Alexander M. Capron is a University Professor; the Scott H. Bice Chair in Healthcare Law, Policy and Ethics; and Co-Director of the Pacific Center for Health Policy and Ethics at the University of Southern California
Note from Hank Greely – this was originally made as a comment to the first post on this topic, “When Is Bone Marrow Not an Organ Under the National Organ Transplant Act .” The comment was substantive, useful, and long. It prompted me to write a response and to seek, and obtain, Professor Capron’s permission to move his comment to a full-blown post.

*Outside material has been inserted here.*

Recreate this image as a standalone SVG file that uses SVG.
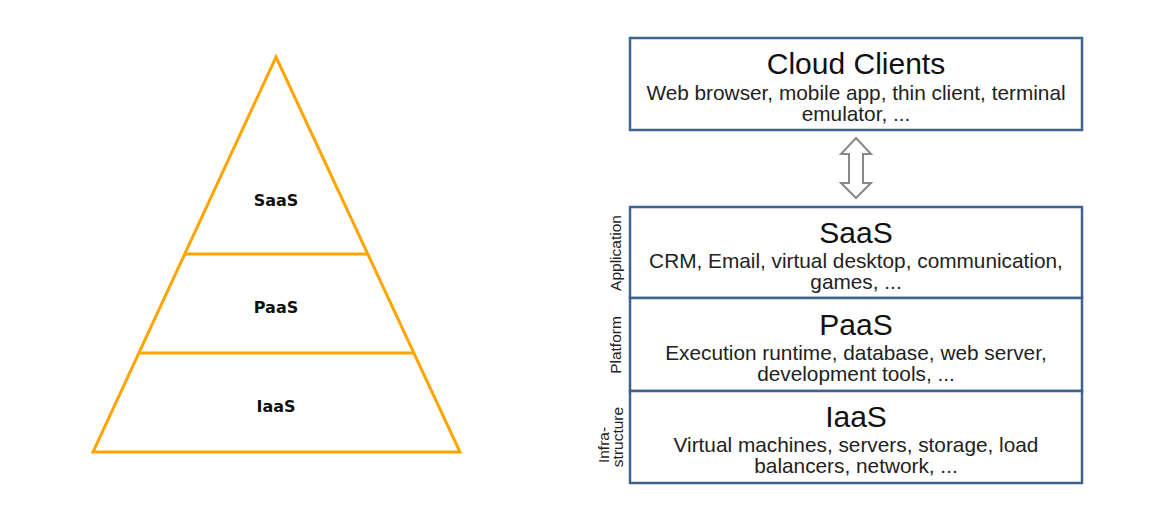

This, as one expects from you Hank, a clear description and analysis of the case. But I was puzzled by your approval for the decision. The focus of NOTA was not only the form that an organ takes or the manner in which it is obtained for transplantation. Rather, NOTA was written to prevent the development of a market in organs for transplantation based on three propositions: that having a market will not increase and in fact may decrease the availability of organs for transplantation, that paying people to part with their organs for money (or other “valuable consideration”) will result in the poorest and most vulnerable people becoming the organ bank for those who can afford transplants, and that payments for body parts amounts to turning human beings into market commodities. The manner in which an organ exists in the body (whether all in one place or distributed) and the manner in which it is removed from the body were certainly not central to NOTA’s rationale or objectives. Therefore, the development of apheresis as a means of harvesting peripheral blood stem cells as an alternative to aspiration is simply another means of obtaining a portion of the bone marrow which is a change no more relevant than the many other developments in organ transplantation in the past 27 years.
What is relevant is that bone marrow transplantation is a form of treatment where the risks of financially motivated “vendors” are actually greater than with other organs because the preparation of the recipient (through irradiation of the bone marrow) occurs much longer before the harvesting and transplantation of the bone marrow than is true with transplants of solid organs. The risk of a “hold up”–which always exists but is certainly much greater with a donor who motivation is money rather than concern about the life and well-being of the recipient–ought to give anyone pause.
At several points in your commentary you make reference to what might have led Congress “to criminalize bone marrow donation by aspiration.” The plaintiffs would like to create the sense that NOTA has to be struck down (at least–or for the moment–as to PBSC aspiration)in order for live-saving transplants to go forward. But that’s not the case, because Congress never did any such thing as to any transplant procedure. What it did was to criminalize payment for the organ, for the reasons I have already mentioned, and thousands of transplants occur every year despite NOTA. We certainly need more efforts to increase donation of all organs (especially from deceased donors, as to heart, liver and even kidney, but also from living donors, especially as to bone marrow). The HHS “Collaborative” produced a large up-tick in the rate of donation beginning a decade ago, and it needs to be reinvigorated, with new “best practices.” But all the existing arguments against developing a market in organs continue to exist and apply to bone marrow as much as any other organ for transplants. Some supporters of the plaintiffs in Flynn v. Holder are rejoicing precisely because they see it as the death knell for the NOTA payment-prohibition, which they will achieve by turning their present arguments on their head: if we can pay for something as innocuous as donating bone marrow through apheresis, then how can we leave donors of kidneys and liver lobes, who bear a much greater burden, with no compensation? And if the payment system does not have the effect of reducing the supply of bone marrow (or only has the effect of greatly increasing the cost of bone marrow for transplants while somewhat increasing the available supply), they will argue that NOTA is without a policy rationale–though the harm to the supply was only one, and probably the least important, of the rationales for the statute.
The 9th Circuit panel arrived at an unwise decision based on its fascination with a change in technology. I’m sorry to see you agree with the judges.